In the first session of the 105th Congress, the State Children’s Health Insurance Program (CHIP) was enacted as part of the Balanced Budget Act of 1997. CHIP is a federal -state program, authorized for 10 years and funded for 5, granting states up to 48 billion dollars to provide “child health assistance” to children who are not eligible for any other insurance coverage, incluidng Medicaid. States must provide matching funds which will be matched at a rate of approximately 75%, almost half again what the Medicaid match would be. CHIP is intended to bring health insurance coverage to children of the working poor, whose families earn too much to qualify for Medicaid, but not enough to afford private, employer-sponsored coverage. The program is expected to provide coverage for an additional 3.4 million children of the estimated 10.1 million children who are currently uninsured.
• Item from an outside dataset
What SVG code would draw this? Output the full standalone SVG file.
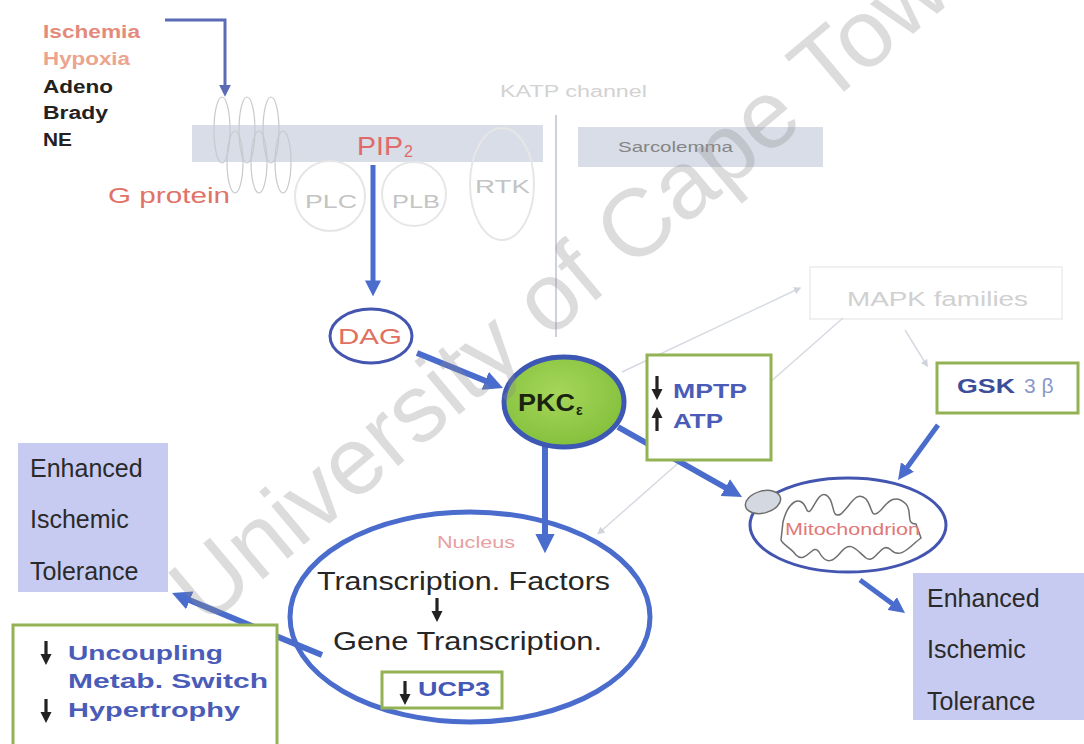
<svg xmlns="http://www.w3.org/2000/svg" width="1084" height="744" viewBox="0 0 1084 744">
  <style>
    text { font-family: "Liberation Sans", Arial, sans-serif; }
    .b { font-weight: bold; }
    .stim { font-size: 18px; font-weight: bold; }
    .red { fill: #e07268; }
    .faint { fill: #c4c4c4; font-size: 19px; }
    .enh { font-size: 25px; fill: #2a2a2a; }
    .nuc { font-size: 25px; fill: #262626; }
    .blueB { font-weight: bold; fill: #4a5cb8; font-size: 21px; }
    .arrow { stroke: #4a6ccc; stroke-width: 6; fill: none; marker-end: url(#head); }
    .arrow5 { stroke: #4a6ccc; stroke-width: 5; fill: none; marker-end: url(#head); }
    .thin { stroke: #d6dae2; stroke-width: 1.5; fill: none; marker-end: url(#fhead); }
    .gbox { fill: #ffffff; stroke: #92b254; stroke-width: 3; }
    .lav { fill: #c7cbf1; }
    .memb { fill: #d8dde7; }
    .loop { fill: none; stroke: #c8c9ce; stroke-width: 1.2; }
    .prot { fill: none; stroke: #e6e6e6; stroke-width: 2; }
  </style>
  <defs>
    <marker id="head" viewBox="0 0 10 10" refX="1" refY="5" markerWidth="3.2" markerHeight="3.2" orient="auto" markerUnits="strokeWidth">
      <path d="M0,0 L10,5 L0,10 z" fill="#4a6ccc"/>
    </marker>
    <marker id="shead" viewBox="0 0 10 10" refX="1" refY="5" markerWidth="4" markerHeight="4" orient="auto" markerUnits="strokeWidth">
      <path d="M0,0 L10,5 L0,10 z" fill="#5b6bb5"/>
    </marker>
    <marker id="fhead" viewBox="0 0 10 10" refX="5" refY="5" markerWidth="5" markerHeight="5" orient="auto" markerUnits="strokeWidth">
      <path d="M0,0 L10,5 L0,10 z" fill="#d0d4dc"/>
    </marker>
    <!-- small black down arrow used in the text boxes -->
    <path id="dn" d="M-1.6,0 H1.6 V13 H5.5 L0,24 L-5.5,13 H-1.6 Z" fill="#222"/>
    <radialGradient id="pkcFill" cx="0.45" cy="0.4" r="0.65">
      <stop offset="0" stop-color="#a6d65a"/>
      <stop offset="1" stop-color="#82bf3a"/>
    </radialGradient>
  </defs>

  <rect width="1084" height="744" fill="#ffffff"/>

  <!-- membrane -->
  <g id="membrane">
    <rect class="memb" x="192" y="125" width="351" height="37"/>
    <rect class="memb" x="578" y="127" width="245" height="40"/>
    <line x1="556" y1="115" x2="556" y2="337" stroke="#cdd1da" stroke-width="2"/>
    <text x="500" y="97" font-size="16" fill="#d2d2d2" textLength="147" lengthAdjust="spacingAndGlyphs">KATP channel</text>
    <text x="618" y="152" font-size="15" fill="#858585" textLength="115" lengthAdjust="spacingAndGlyphs">Sarcolemma</text>
  </g>

  <!-- seven-transmembrane receptor -->
  <g id="receptor">
    <ellipse class="loop" cx="222" cy="130" rx="8" ry="33"/>
    <ellipse class="loop" cx="247" cy="130" rx="8" ry="33"/>
    <ellipse class="loop" cx="271" cy="130" rx="8" ry="33"/>
    <ellipse class="loop" cx="235" cy="162" rx="8" ry="31"/>
    <ellipse class="loop" cx="259" cy="162" rx="8" ry="31"/>
    <ellipse class="loop" cx="283" cy="162" rx="8" ry="31"/>
  </g>

  <g id="stimuli">
    <text class="stim" x="43" y="38" fill="#e48a7c" textLength="97" lengthAdjust="spacingAndGlyphs">Ischemia</text>
    <text class="stim" x="43" y="65" fill="#eca48e" textLength="87" lengthAdjust="spacingAndGlyphs">Hypoxia</text>
    <text class="stim" x="43" y="93" fill="#222" textLength="70" lengthAdjust="spacingAndGlyphs">Adeno</text>
    <text class="stim" x="43" y="119" fill="#222" textLength="65" lengthAdjust="spacingAndGlyphs">Brady</text>
    <text class="stim" x="43" y="146" fill="#222" textLength="29" lengthAdjust="spacingAndGlyphs">NE</text>
  </g>

  <g id="gprotein">
    <text x="108" y="203" font-size="22" class="red" textLength="122" lengthAdjust="spacingAndGlyphs">G protein</text>
  </g>

  <g id="pip2">
    <text x="357" y="155" font-size="25" fill="#e06a6a" textLength="46" lengthAdjust="spacingAndGlyphs">PIP</text>
    <text x="404" y="157" font-size="16" fill="#e06a6a">2</text>
  </g>

  <g id="plc">
    <circle class="prot" cx="330" cy="196" r="35"/>
    <text class="faint" x="305" y="208" textLength="52" lengthAdjust="spacingAndGlyphs">PLC</text>
  </g>
  <g id="plb">
    <circle class="prot" cx="414" cy="194" r="32"/>
    <text class="faint" x="392" y="208" textLength="48" lengthAdjust="spacingAndGlyphs">PLB</text>
  </g>
  <g id="rtk">
    <ellipse class="prot" cx="502" cy="184" rx="32" ry="56"/>
    <text class="faint" x="475" y="193" textLength="55" lengthAdjust="spacingAndGlyphs">RTK</text>
  </g>

  <g id="mapk">
    <rect x="810" y="267" width="252" height="52" fill="none" stroke="#ececec" stroke-width="1.5"/>
    <text x="847" y="306" font-size="20" fill="#d0d0d0" textLength="181" lengthAdjust="spacingAndGlyphs">MAPK families</text>
  </g>

  <!-- connectors -->
  <g id="connectors">
    <line class="thin" x1="622" y1="372" x2="798" y2="289"/>
    <line class="thin" x1="905" y1="330" x2="926" y2="364"/>
    <line class="thin" x1="843" y1="318" x2="600" y2="532" marker-end="none"/>
    <path d="M165,20 H225 V86" stroke="#5b6bb5" stroke-width="3" fill="none" marker-end="url(#shead)"/>
    <line class="arrow5" x1="373" y1="165" x2="373" y2="282"/>
    <line class="arrow" x1="417" y1="353" x2="487" y2="381.5"/>
    <line class="arrow" x1="545" y1="446" x2="545" y2="536"/>
    <line class="arrow" x1="322" y1="655" x2="188" y2="599.6"/>
    <line class="arrow" x1="618" y1="427" x2="727" y2="488.5"/>
    <line class="arrow5" x1="938" y1="425" x2="906.5" y2="468.3"/>
    <line class="arrow5" x1="860" y1="580" x2="893.4" y2="604.5"/>
  </g>

  <g id="dag">
    <ellipse cx="371" cy="336" rx="41" ry="27" fill="#ffffff" stroke="#4455b0" stroke-width="3"/>
    <text x="338" y="344" font-size="22" fill="#e07060" textLength="64" lengthAdjust="spacingAndGlyphs">DAG</text>
  </g>

  <g id="pkc">
    <ellipse cx="564" cy="402" rx="60" ry="45" fill="url(#pkcFill)" stroke="#3c58b4" stroke-width="5"/>
    <text x="518" y="411" font-size="24" class="b" fill="#18240f" textLength="57" lengthAdjust="spacingAndGlyphs">PKC</text>
    <text x="576" y="415" font-size="14" class="b" fill="#18240f">ε</text>
  </g>

  <g id="mptp">
    <rect class="gbox" x="647" y="355" width="124" height="105"/>
    <use href="#dn" x="657" y="376"/>
    <use href="#dn" transform="translate(657,431) rotate(180)"/>
    <text class="blueB" x="673" y="398" textLength="74" lengthAdjust="spacingAndGlyphs">MPTP</text>
    <text class="blueB" x="673" y="428" textLength="50" lengthAdjust="spacingAndGlyphs">ATP</text>
  </g>

  <g id="gsk">
    <rect class="gbox" x="937" y="363" width="141" height="50"/>
    <text x="957" y="393" font-size="21" class="b" fill="#3c4e9a" textLength="58" lengthAdjust="spacingAndGlyphs">GSK</text>
    <text x="1024" y="393" font-size="21" fill="#8a98cc" font-family="Liberation Serif, serif">3 β</text>
  </g>

  <g id="nucleus">
    <ellipse cx="470" cy="617" rx="180" ry="105" fill="none" stroke="#4a6ccc" stroke-width="5"/>
    <text x="437" y="548" font-size="16" fill="#e8a0a0" textLength="78" lengthAdjust="spacingAndGlyphs">Nucleus</text>
    <text class="nuc" x="317" y="590" textLength="293" lengthAdjust="spacingAndGlyphs">Transcription. Factors</text>
    <use href="#dn" x="437" y="598"/>
    <text class="nuc" x="333" y="650" textLength="269" lengthAdjust="spacingAndGlyphs">Gene Transcription.</text>
    <rect class="gbox" x="382" y="672" width="120" height="36"/>
    <use href="#dn" x="405" y="681"/>
    <text x="418" y="696" font-size="20" class="b" fill="#4458b8" textLength="72" lengthAdjust="spacingAndGlyphs">UCP3</text>
  </g>

  <g id="mitochondrion">
    <ellipse cx="848" cy="525" rx="98" ry="47" fill="#ffffff" stroke="#4455b0" stroke-width="3"/>
    <path d="M783,522 C788,502 800,494 806,508 C811,522 816,490 826,495 C836,500 830,520 841,514 C851,505 856,490 866,499 C873,507 870,521 881,510 C889,500 896,494 906,504 C913,512 905,524 916,524 L921,538 C911,545 901,560 891,550 C881,540 876,565 866,558 C856,550 851,540 841,552 C833,562 826,565 819,552 C813,542 806,565 796,555 C791,548 783,545 781,540 Z" fill="none" stroke="#6e6e6e" stroke-width="1.5"/>
    <ellipse cx="763" cy="502" rx="18" ry="11" transform="rotate(-15 763 502)" fill="#d4d8e0" stroke="#6e6e6e" stroke-width="1.5"/>
    <text x="785" y="535" font-size="16" fill="#e07878" textLength="135" lengthAdjust="spacingAndGlyphs">Mitochondrion</text>
  </g>

  <g id="tolerance-left">
    <rect class="lav" x="18" y="443" width="150" height="149"/>
    <text class="enh" x="30" y="477">Enhanced</text>
    <text class="enh" x="30" y="528">Ischemic</text>
    <text class="enh" x="30" y="580">Tolerance</text>
  </g>

  <g id="tolerance-right">
    <rect class="lav" x="913" y="573" width="171" height="147"/>
    <text class="enh" x="927" y="607">Enhanced</text>
    <text class="enh" x="927" y="658">Ischemic</text>
    <text class="enh" x="927" y="710">Tolerance</text>
  </g>

  <g id="effects">
    <rect class="gbox" x="13" y="625" width="264" height="125"/>
    <use href="#dn" x="46" y="641"/>
    <use href="#dn" x="46" y="699"/>
    <text class="blueB" x="68" y="660" textLength="155" lengthAdjust="spacingAndGlyphs">Uncoupling</text>
    <text class="blueB" x="68" y="688" textLength="200" lengthAdjust="spacingAndGlyphs">Metab. Switch</text>
    <text class="blueB" x="68" y="717" textLength="172" lengthAdjust="spacingAndGlyphs">Hypertrophy</text>
  </g>

  <!-- diagonal watermark -->
  <text x="205" y="628" font-size="96" fill="#8c8c8c" fill-opacity="0.3" transform="rotate(-40 205 628)">University of Cape Town</text>
</svg>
The CHIP program is structured much like a block grant; states are given a significant amount of money to meet federal policy objectives (in this case insuring poor children), but make most of the program design and implementation choices themselves. States must submit plans to the Health Care Financing Administration (HCFA), which will administer CHIP, for their review and approval prior to starting the program. CHIP gives the states extensive implementation choices, including whether or not to participate at all. However, there are certain requirements that states must meet to be eligible for CHIP funding, and parameters within which programs must be designed.
This brief is designed to help policymakers through the basic decisions they will have to make regarding their state’s CHIP program. It outlines the basic decisions that must be made, the pros and cons of each option, and experiences from other states. It is not an exhaustive guide, but a tool to help policymakers think through and weigh the options presented by CHIP.